1) they're completely changing our audience from people who have little to no credit histories to people with credit histories and established business (kind of goes against the social -- and premier -- mission of microfinance)
2) they want to cut back the number of loan officers from 5 to 2, and
3) they do not want him working on "state of the company" report because it's going to reflect very poorly on the managers' performance.

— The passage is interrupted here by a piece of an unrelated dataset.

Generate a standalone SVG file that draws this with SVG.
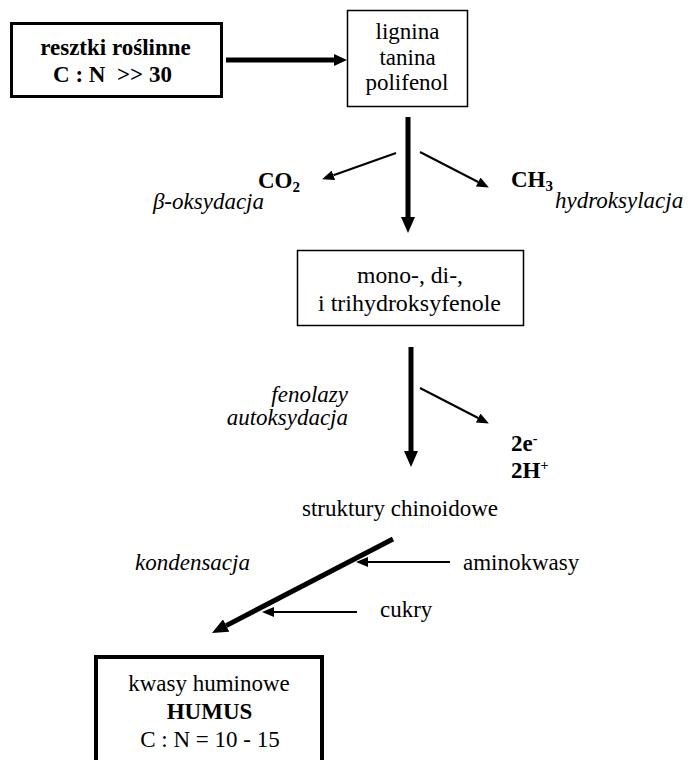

This basically turns all the work Ford has put into improving operations (and eventually bottomline) into a waste of time. The GM is getting pressure from the directors to be sustainable in a year's time and, as a result, is making the very rash decision to make the portfolio a majority of individual lenders, as opposed to group lenders (the proven Grameen method). Individual loans of the same size as one big group loan (divvied up among 4 group members) have much better returns than group loans. This is because you're doing leg work and administrative work for the same revenues. The biggest problem, however, is the company does not have tight enough credit policies to pick out minimally risky individuals. Such tight credit policies include background check, verifying long-term established business income, etc. This is the whole point of microfinance: finding a way to sustainably lend to poor people who have little or no collateral. And group lending is the way. The GM's answer is forget microfinance to the people that most need it...let's lend to people who we can trust and our bottom line will be better.

It's very demoralizing. The GM is very stubborn. And as good as Ford's Spanish is...there's still a major language and cultural barrier between him and the GM.

The GM has given us a week to present our results with a group-lending dominated portfolio. We have to show that the company can be sustainable, and sooner rather than later. It will involve growth models...something I know little about. I'm looking forward to the learning opportunity.